Vous devez être joueur alors. À quoi jouez-vous ?

Je joue à la vie !  Non, je rigole…

Je suis très peu jeu vidéo : plus jeune je jouais à Diablo, mais ça me prenait trop de temps. Et ça me posait une question éthique… Je devais avoir 12 ans quand j’ai découvert le jeu de rôle sur table, et j’ai arrêté tous les écrans !

En ce moment, je joue à Warhammer (le jeu de rôle ). J’ai fait des grandeur nature sur Cthulhu (un univers horrifique), et je masterise Nephilim, un jeu de rôle qui met en scène le monde contemporain dans un univers occulte. D’ailleurs, j’ai fait mon mémoire de DUHEPS (Diplôme Universitaire des Hautes Études de la Pratique Sociale) dessus : avec un autre maître de jeu, nous co-animions une campagne (ensemble de plusieurs scénarios) qui se passe en Bretagne. Pour la préparer, nous y avons organisé un voyage, où nous sommes allés visiter les lieux, prendre des photos, prendre des idées sur le terrain… Ça a été une vraie expérience de vie ! Nous y avons régulièrement joué pendant 5 ans, en utilisant les photos et les prospectus récupérés sur place. Et mon mémoire portait sur le « Maître de jeu en tant que praticien réflexif de l’accompagnement”, c’est-à-dire ce qu’apporte le fait d’être maître de jeu sur la posture d’accompagnement.

Cela dit, j’aime le jeu de rôle. Mais je n’ai pas particulièrement envie de l’utiliser comme outil dans le professionnel…

J’ai aussi une pratique associative du jeu, notamment le grandeur nature, que je pratique avec l’association J’en perds mon lutin. Nous faisons des killers, des soirées enquêtes. Je joue aussi à des jeux de société. Mon grand plaisir, ce sont les jeux coopératifs, comme Pandémie.

 

Comment utilisez-vous le jeu dans votre travail ?

Je suis conseiller pédagogique. Et ce sont les enseignants qui viennent me solliciter quand ils veulent utiliser le jeu. (Mais, je ne suis pas sollicité que pour le jeu…)

Je leur apporte un regard bienveillant : certains ont peu de culture ludique et ils arrivent avec des idées très classiques , (le Jeu de l’Oie, le Mille Bornes…) pas toujours adaptées à leur situation pédagogique J’ai alors besoin de leur apporter cette culture ludique, en leur posant la question “Est-ce que vous aimeriez jouer à ça ?” “Est-ce que vos étudiants vont être motivés pour jouer à ça ?

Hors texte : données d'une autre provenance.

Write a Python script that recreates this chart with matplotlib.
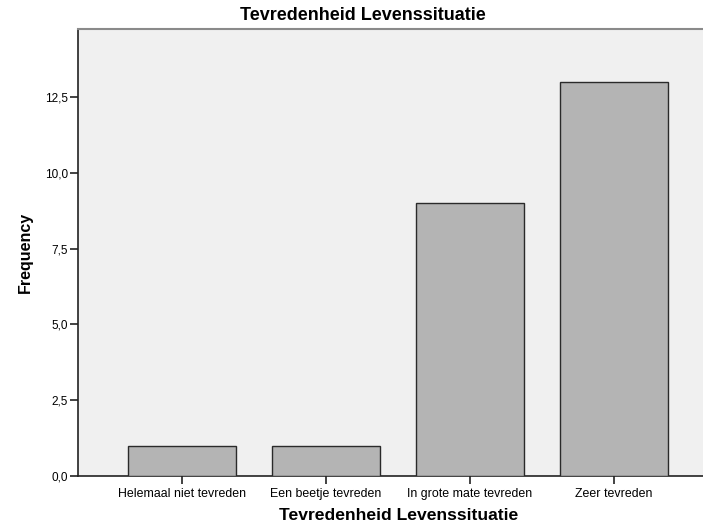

Dans la démarche de conseil, il faut aussi comprendre pourquoi ils veulent faire du jeu : parfois, ce n’est pas le support le plus pertinent, et c’est dommage de dépenser autant d’énergie lorsque le jeu n’est pas adapté…

Mais d’autres fois, le jeu est effectivement le bon support ! Avec des étudiants, j’avais organisé un atelier sur l’efficacité en travail de groupe avec le jeu Unlock ! . C’est un escape game (jeu d’enquête), où l’on doit choisir les bonnes cartes pour avancer. La session dure 15 minutes, et durant laquelle les étudiants forment une équipe et doivent se mettre d’accord pour demander les cartes. Et après, nous faisons un débriefing. Le but de l’expérience n’est pas de finir l’enquête, mais de comprendre comment ils ont coopéré.

J’aimerais monter une formation sur l’utilisation du jeu au sein de l’université !

J’ai aussi eu une approche de recherche : juste avant d’être conseiller pédagogique, j’ai fait un master SIFA (Stratégie et Ingénierie en Formation d’Adultes), et j’ai fait mon mémoire de recherche sur l’utilisation du jeu en formation. Une de mes questions était de comprendre qui utilise le jeu comme outil professionnel. Sont-ils aussi joueurs dans le non professionnel ? Quelle porosité y a-t-il entre le pro et le non-pro ?

Le jeu est tellement vaste qu’il y a des pratiques et des regards très différents !

Il y a  20  ans, j’ai fait une maîtrise en sciences du langage. Mon mémoire explorait dans quelle mesure, à travers le langage, on crée un univers fictif qui a une historicité. Et la manière dont on crée un discours commun, qui est une co-création.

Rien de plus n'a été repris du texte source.